BuyQ: What types of metrics do you and your department use to measure how you’re doing on the procurement side?
SP: 85% of our transactions are either on AP invoice or PO. One of our top priorities is to reduce the amount of check requests and credit card payments. I would love to see that 85% number go to 90%, 95% within the next couple years, so that virtually all of our vendor payments are made via a PO or an AP invoice where we have a contract backing that payment.
That’s one metric. The total volume of vendors is the second one. When I first looked, there were around 3,000 vendors set up in the system. Now, a good portion of them we had not used in the past year. The second measure is to drastically reduce that number over the next year, to vendors who are really meeting all the requirements. I’ve already started working on that, and I feel like over the next year or so, that 3,000 that’s already become 2,000 will eventually become 1,000. Hopefully we can narrow that down to just those choice vendors who provide the best service and price and quality.
BuyQ: What are your top priorities moving forward to continue to strengthen the procurement process at Uplift?
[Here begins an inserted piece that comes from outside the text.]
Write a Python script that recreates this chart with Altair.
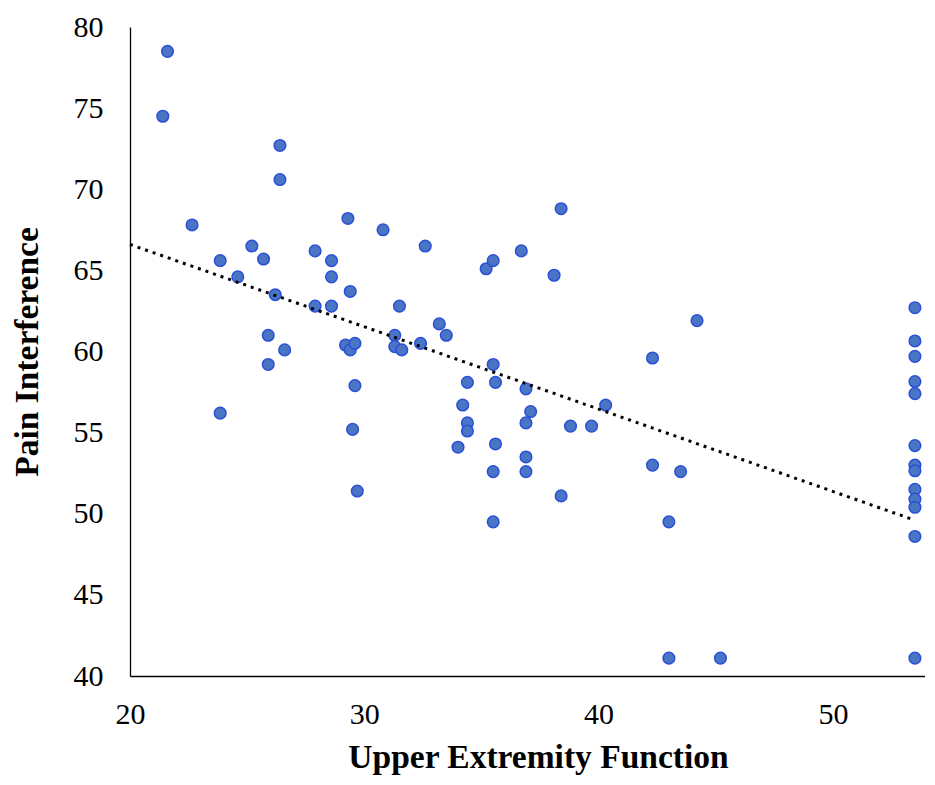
import altair as alt
import pandas as pd

# Upper Extremity Function (x) and Pain Interference (y)
uef = [21.6, 21.4, 22.65, 23.85, 23.85, 24.6, 25.2, 25.7, 26.2, 25.9, 25.9, 26.4, 26.4, 26.6,
       27.9, 27.9, 28.6, 28.6, 28.6, 29.3, 29.4, 29.2, 29.4, 29.6, 29.6, 29.5, 29.7,
       30.8, 31.3, 31.3, 31.5, 31.6, 32.6, 32.4, 33.2, 33.5, 34.0, 34.2, 34.4, 34.4, 34.4,
       35.2, 35.5, 35.5, 35.6, 35.6, 35.5, 35.5, 36.7, 36.9, 37.1, 36.9, 36.9, 36.9,
       38.4, 38.1, 38.4, 38.8, 39.7, 40.3, 42.3, 42.3, 44.2, 43.0, 43.5, 43.0, 45.2,
       53.5, 53.5, 53.5, 53.5, 53.5, 53.5, 53.5, 53.5, 53.5, 53.5, 53.5, 53.5, 53.5]
pain = [78.5, 74.5, 67.8, 65.6, 56.2, 64.6, 66.5, 65.7, 63.5, 61.0, 59.2, 72.7, 70.6, 60.1,
        66.2, 62.8, 65.6, 64.6, 62.8, 68.2, 63.7, 60.4, 60.1, 60.5, 57.9, 55.2, 51.4,
        67.5, 61.0, 60.3, 62.8, 60.1, 66.5, 60.5, 61.7, 61.0, 54.1, 56.7, 55.6, 55.1, 58.1,
        65.1, 65.6, 59.2, 58.1, 54.3, 52.6, 49.5, 66.2, 57.7, 56.3, 55.6, 53.5, 52.6,
        68.8, 64.7, 51.1, 55.4, 55.4, 56.7, 59.6, 53.0, 61.9, 49.5, 52.6, 41.1, 41.1,
        62.7, 60.65, 59.7, 58.15, 57.4, 54.2, 53.0, 52.65, 51.5, 50.9, 50.4, 48.6, 41.1]

trend_x = [20.0, 53.5]
trend_y = [66.6, 49.6]

x_ticks = [20, 30, 40, 50]
y_ticks = [40, 45, 50, 55, 60, 65, 70, 75, 80]

pts = pd.DataFrame({"x": uef, "y": pain})
trend = pd.DataFrame({"x": trend_x, "y": trend_y})

FONT = "Liberation Serif"

xscale = alt.Scale(domain=[20, 53.93], nice=False, zero=False)
yscale = alt.Scale(domain=[40, 80], nice=False, zero=False)

xaxis = alt.Axis(title="Upper Extremity Function", values=x_ticks, grid=False, ticks=False,
                 labelFlush=False, labelOverlap=False,
                 domainColor="black", domainWidth=1.3, labelFont=FONT, labelFontSize=30,
                 labelColor="black", labelPadding=23, titleFont=FONT, titleFontSize=33.5,
                 titleFontWeight="bold", titleColor="black", titleY=65, titleX=408)
yaxis = alt.Axis(title="Pain Interference", values=y_ticks, grid=False, ticks=False,
                 labelFlush=False, labelOverlap=False,
                 domainColor="black", domainWidth=1.3, labelFont=FONT, labelFontSize=30,
                 labelColor="black", labelPadding=27, titleFont=FONT, titleFontSize=33.5,
                 titleFontWeight="bold", titleColor="black", titleX=-93,
                 titleBaseline="alphabetic")

line = alt.Chart(trend).mark_line(color="black", strokeWidth=3, strokeDash=[3, 5]).encode(
    x=alt.X("x:Q", scale=xscale, axis=xaxis),
    y=alt.Y("y:Q", scale=yscale, axis=yaxis),
)

points = alt.Chart(pts).mark_point(filled=True, shape="circle", size=135, fill="#4a74c4",
                                   fillOpacity=1, stroke="#2b50d8", strokeWidth=1.5,
                                   opacity=1, clip=False).encode(
    x=alt.X("x:Q", scale=xscale, axis=xaxis),
    y=alt.Y("y:Q", scale=yscale, axis=yaxis),
)

chart = alt.layer(points, line).properties(
    width=795, height=649,
    autosize=alt.AutoSizeParams(type="none"),
    padding={"left": 122, "top": 19, "right": 0, "bottom": 101},
    background="white",
).configure_view(stroke=None)

chart.save("out.html", embed_options={"renderer": "svg", "actions": False})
SP: Our goal for this next year is to really hone in on opportunities that we have missed in the past. We’ve already found a few pieces of low hanging fruit that we’ve addressed and saved the organization quite a bit of money. Some savings came through re-negotiating our utility contract. Some savings came by just making vendors aware that we wanted to be on a group purchasing contract or use a purchasing cooperative bid. We started to lower some of our costs, just by making sure that they were aware of it.
We also will be heavily focused on narrowing the field, taking out those vendors who are not servicing our campuses effectively, or who have a slightly higher total cost of ownership — to start to whittle the field down to the handful of vendors in a particular category who really are going to continue to meet our needs. And when we feel like our needs aren’t being met, to continue to bid things out or to reach out to other vendor options so that we keep it competitive, fair, and transparent.